While some whose refunds are being delayed, including James Gruber who complained in a letter to the Express Times, believed the move was an effort by the state to hold onto the money longer, thereby collecting more interest on it, Treasury spokesman Bill Quinn denies that’s the state’s intent.
Quinn said the program was instituted this year and is an attempt to thwart refund fraud by state filers. While he didn’t have numbers outlining the scope of the problem at the state level, he said the Internal Revenue Service puts the problem at $20 billion federally.
The delay is the result of a request for supporting documents – Social Security cards, w-2’s, pay stubs, 1099s – that Quinn said the state will use to verify identities and financial information filed with the returns.
He would not say what criteria the state used to flag the 22,000 returns, only that it only applied to those receiving refunds.
“It’s a compliance program aimed at preventing tax refund fraud and correcting errors that crop up on tax returns,” Quinn said.
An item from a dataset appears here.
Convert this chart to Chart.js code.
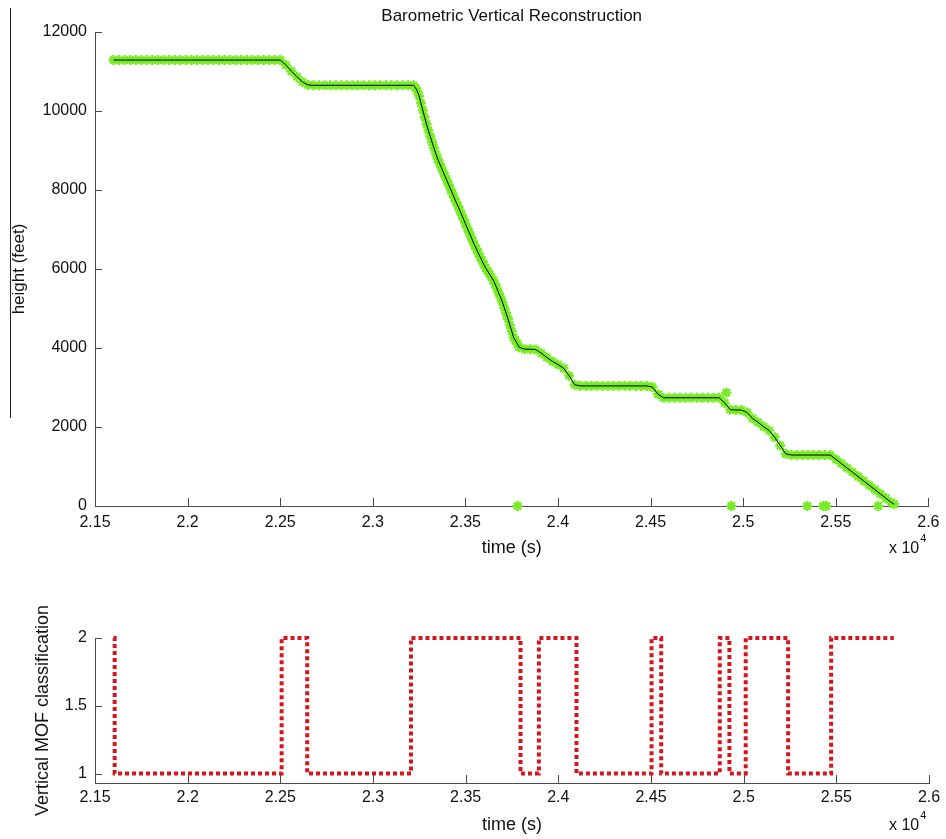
<!DOCTYPE html>
<html>
<head>
<meta charset="utf-8">
<title>Barometric Vertical Reconstruction</title>
<script src="https://cdn.jsdelivr.net/npm/chart.js@4.4.1/dist/chart.umd.min.js"></script>
<style>
  html, body { margin: 0; padding: 0; background: #fff; }
  #wrap { position: relative; width: 946px; height: 839px; }
  #top { position: absolute; left: 0; top: 0; }
  #bottom { position: absolute; left: 0; top: 566px; }
</style>
</head>
<body>
<div id="wrap">
  <canvas id="top" width="946" height="566"></canvas>
  <canvas id="bottom" width="946" height="273"></canvas>
</div>
<script>
// ---- Barometric height track (time in seconds, height in feet) ----
// Level segments are logged every 30 s; the steep descent every 10 s.
const timeS = [
  21600, 21630, 21660, 21690, 21720, 21750, 21780, 21810, 21840, 21870,
  21900, 21930, 21960, 21990, 22020, 22050, 22080, 22110, 22140, 22170,
  22200, 22230, 22260, 22290, 22320, 22350, 22380, 22410, 22440, 22470,
  22500, 22530, 22560, 22590, 22620, 22650, 22680, 22710, 22740, 22770,
  22800, 22830, 22860, 22890, 22920, 22950, 22980, 23010, 23040, 23070,
  23100, 23130, 23160, 23190, 23220,
  23230, 23240, 23250, 23260, 23270, 23280, 23290, 23300, 23310, 23320,
  23330, 23340, 23350, 23360, 23370, 23380, 23390, 23400, 23410, 23420,
  23430, 23440, 23450, 23460, 23470, 23480, 23490, 23500, 23510, 23520,
  23530, 23540, 23550, 23560, 23570, 23580, 23590, 23600, 23610, 23620,
  23630, 23640, 23650, 23660, 23670, 23680, 23690, 23700, 23710, 23720,
  23730, 23740, 23750, 23760, 23770, 23780, 23790,
  23820, 23850, 23880, 23910, 23940, 23970,
  24000, 24030, 24060, 24090, 24120, 24150, 24180, 24210, 24240, 24270,
  24300, 24330, 24360, 24390, 24420, 24450, 24480, 24510, 24540, 24570,
  24600, 24630, 24660, 24690, 24720, 24750, 24780, 24810, 24840, 24870,
  24900, 24930, 24960, 24990, 25020, 25050, 25080, 25110, 25140, 25170,
  25200, 25230, 25260, 25290, 25320, 25350, 25380, 25410, 25440, 25470,
  25500, 25530, 25560, 25590, 25620, 25650, 25680, 25710, 25740, 25770,
  25800, 25815
];
const heightFt = [
  11290, 11290, 11290, 11290, 11290, 11290, 11290, 11290, 11290, 11290,
  11290, 11290, 11290, 11290, 11290, 11290, 11290, 11290, 11290, 11290,
  11290, 11290, 11290, 11290, 11290, 11290, 11290, 11290, 11290, 11290,
  11290, 11170, 11010, 10870, 10735, 10660, 10650, 10650, 10650, 10650,
  10650, 10650, 10650, 10650, 10650, 10650, 10650, 10650, 10650, 10650,
  10650, 10650, 10650, 10650, 10650,
  10590, 10510, 10380, 10200, 10020, 9840, 9670, 9510, 9360, 9210,
  9070, 8920, 8790, 8680, 8570, 8460, 8350, 8240, 8130, 8020,
  7910, 7800, 7690, 7590, 7480, 7370, 7260, 7150, 7040, 6930,
  6820, 6710, 6600, 6500, 6400, 6300, 6210, 6110, 6020, 5950,
  5870, 5800, 5720, 5620, 5510, 5390, 5280, 5160, 5020, 4880,
  4740, 4580, 4430, 4270, 4190, 4110, 4020,
  3970, 3970, 3960, 3870, 3760, 3660,
  3580, 3490, 3300, 3070, 3040, 3040, 3040, 3040, 3040, 3040,
  3040, 3040, 3040, 3040, 3040, 3040, 3040, 3010, 2830, 2740,
  2740, 2740, 2740, 2740, 2740, 2740, 2740, 2740, 2740, 2740,
  2610, 2440, 2430, 2430, 2370, 2220, 2120, 2010, 1910, 1740,
  1530, 1320, 1290, 1290, 1290, 1290, 1290, 1290, 1290, 1290,
  1185, 1075, 966, 856, 747, 637, 528, 418, 309, 199,
  90, 45
];
// Stray barometer readings that the reconstruction rejects
const strayTimeS = [23782, 24909, 24936, 25346, 25432, 25448, 25729];
const strayHeightFt = [0, 2870, 0, 0, 0, 0, 0];

// ---- Vertical MOF classification (value starts at the given time) ----
const classTimeS = [21600, 21606, 22507, 22645, 23205, 23796, 23895, 24098,
                    24503, 24555, 24871, 24923, 25011, 25240, 25472, 25810];
const classValue = [2, 1, 2, 1, 2, 1, 2, 1, 2, 1, 2, 1, 2, 1, 2, 2];

// ---- Axis ticks ----
const timeTicks = [21500, 22000, 22500, 23000, 23500, 24000, 24500, 25000, 25500, 26000];
const heightTicks = [0, 2000, 4000, 6000, 8000, 10000, 12000];
const classTicks = [1, 1.5, 2];

const FONT = '"Liberation Sans", Arial, Helvetica, sans-serif';
const AXIS = '#4a4a4a';
const GREEN = 'rgb(118, 236, 34)';
const RED = '#d4151c';
Chart.defaults.font.family = FONT;
Chart.defaults.color = '#111';

// Ticks pointing into the plot, the time exponent, and the frame edge line
const innerTicks = {
  id: 'innerTicks',
  afterDraw(chart, args, opts) {
    const { ctx, chartArea } = chart;
    const x = chart.scales.x, y = chart.scales.y;
    ctx.save();
    ctx.strokeStyle = AXIS;
    ctx.lineWidth = 1;
    x.ticks.forEach(t => {
      const px = Math.round(x.getPixelForValue(t.value)) + 0.5;
      ctx.beginPath();
      ctx.moveTo(px, chartArea.bottom);
      ctx.lineTo(px, chartArea.bottom - opts.xLen);
      ctx.stroke();
    });
    y.ticks.forEach(t => {
      const py = Math.round(y.getPixelForValue(t.value)) + 0.5;
      ctx.beginPath();
      ctx.moveTo(chartArea.left, py);
      ctx.lineTo(chartArea.left + opts.yLen, py);
      ctx.stroke();
    });
    // "x 10^4" multiplier for the time axis
    ctx.fillStyle = '#111';
    ctx.textBaseline = 'middle';
    ctx.textAlign = 'left';
    ctx.font = '16px ' + FONT;
    const ey = chartArea.bottom + 43;
    ctx.fillText('x 10', 889, ey);
    const w = ctx.measureText('x 10').width;
    ctx.font = '11px ' + FONT;
    ctx.fillText('4', 889 + w + 1, ey - 10);
    if (opts.edgeLine) {
      ctx.strokeStyle = '#222';
      ctx.beginPath();
      ctx.moveTo(10.5, 8);
      ctx.lineTo(10.5, 418);
      ctx.stroke();
    }
    ctx.restore();
  }
};

function timeAxis(labelPad, titlePadBottom, height) {
  return {
    type: 'linear',
    position: 'bottom',
    min: 21500,
    max: 26000,
    afterBuildTicks(s) { s.ticks = timeTicks.map(v => ({ value: v })); },
    ticks: {
      callback: v => String(v / 10000),
      padding: labelPad,
      font: { size: 16 },
      maxRotation: 0,
      autoSkip: false
    },
    grid: { display: false, drawTicks: false },
    border: { display: true, color: AXIS, width: 1 },
    title: { display: true, text: 'time (s)', font: { size: 18 }, padding: { top: 0, bottom: titlePadBottom } },
    afterFit(s) { s.height = height; }
  };
}

// Height over time
new Chart(document.getElementById('top'), {
  type: 'scatter',
  data: {
    datasets: [
      {
        label: 'reconstruction',
        data: timeS.map((t, i) => ({ x: t, y: heightFt[i] })),
        showLine: true,
        borderColor: '#000',
        borderWidth: 1,
        pointRadius: 0,
        order: 0
      },
      {
        label: 'barometer',
        data: timeS.map((t, i) => ({ x: t, y: heightFt[i] }))
          .concat(strayTimeS.map((t, i) => ({ x: t, y: strayHeightFt[i] }))),
        showLine: false,
        pointStyle: 'star',
        pointRadius: 5,
        pointBorderWidth: 2.4,
        borderColor: GREEN,
        backgroundColor: GREEN,
        clip: 8,
        order: 1
      }
    ]
  },
  options: {
    responsive: false,
    animation: false,
    layout: { padding: { left: 0, right: 17, top: 0, bottom: 0 } },
    plugins: {
      legend: { display: false },
      tooltip: { enabled: false },
      innerTicks: { xLen: 8, yLen: 7, edgeLine: true }
    },
    scales: {
      x: timeAxis(6.5, 7.2, 60),
      y: {
        type: 'linear',
        min: 0,
        max: 12000,
        afterBuildTicks(s) { s.ticks = heightTicks.map(v => ({ value: v })); },
        ticks: { callback: v => String(v), padding: 8, font: { size: 16 } },
        grid: { display: false, drawTicks: false },
        border: { display: true, color: AXIS, width: 1 },
        title: { display: true, text: 'height (feet)', font: { size: 17 }, padding: { top: 9, bottom: 0 } },
        afterFit(s) { s.width = 95; }
      },
      caption: {
        type: 'linear',
        axis: 'x',
        position: 'top',
        display: true,
        ticks: { display: false },
        grid: { display: false, drawTicks: false },
        border: { display: false },
        title: { display: true, text: 'Barometric Vertical Reconstruction', font: { size: 17 }, padding: { top: 6, bottom: 0 } },
        afterFit(s) { s.height = 32; }
      }
    }
  },
  plugins: [innerTicks]
});

// Classification over time
new Chart(document.getElementById('bottom'), {
  type: 'scatter',
  data: {
    datasets: [{
      label: 'Vertical MOF classification',
      data: classTimeS.map((t, i) => ({ x: t, y: classValue[i] })),
      showLine: true,
      stepped: true,
      borderColor: RED,
      borderWidth: 4,
      borderDash: [4, 3],
      borderCapStyle: 'butt',
      pointRadius: 0,
      clip: 6
    }]
  },
  options: {
    responsive: false,
    animation: false,
    layout: { padding: { left: 0, right: 17, top: 72, bottom: 0 } },
    plugins: {
      legend: { display: false },
      tooltip: { enabled: false },
      innerTicks: { xLen: 8, yLen: 7, edgeLine: false }
    },
    scales: {
      x: timeAxis(5, 3.2, 56),
      y: {
        type: 'linear',
        min: 0.93,
        max: 2,
        afterBuildTicks(s) { s.ticks = classTicks.map(v => ({ value: v })); },
        ticks: { callback: v => String(v), padding: 8, font: { size: 16 } },
        grid: { display: false, drawTicks: false },
        border: { display: true, color: AXIS, width: 1 },
        title: { display: true, text: 'Vertical MOF classification', font: { size: 18 }, padding: { top: 32.7, bottom: 0 } },
        afterFit(s) { s.width = 95; }
      }
    }
  },
  plugins: [innerTicks]
});
</script>
</body>
</html>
Last week, however, the state determined that the criteria used to flag individual returns was too broad. In response, letters were sent to 9,000 of the original 22,000 taxpayers flagged telling them their refunds are available today.
Quinn said the criteria was relaxed going forward as well and would target fewer returns.
But some out there say the program’s only motive is to delay refunds for as long as possible.
In his letter to the Express Times, Gruber wrote “For the price of a tiny letter, Christie has figured out how to keep things looking fiscally promising at the taxpayers’ expense.”
“By creating a new level of complexity in getting a refund, the Christie administration has figured out a perfectly legal way to hang on to significant amounts of money due to taxpayers,” he said. “It is a diabolical way to keep the coffers full at the taxpayers’ expense. It would be curious to see exactly how many of these letters have been sent out and what value this represents to the administration.”
Quinn denied the additional information requests have anything to do with delaying the payout and everything to do with preventing fraud.
“It is not an effort to hold onto tax refunds or delay any of them,” he said. “It’s strictly a compliance program focused on refunds to ensure they are claimed legitimately and paid legitimately. It’s not an effort to control the flow of refunds or refund dollars for budgetary purposes.”
As part of the budget introduced last month, the governor proposed delaying the Homestead Tax Credit until August, pushing it into the next fiscal year and saving the state $400 million in the current fiscal year.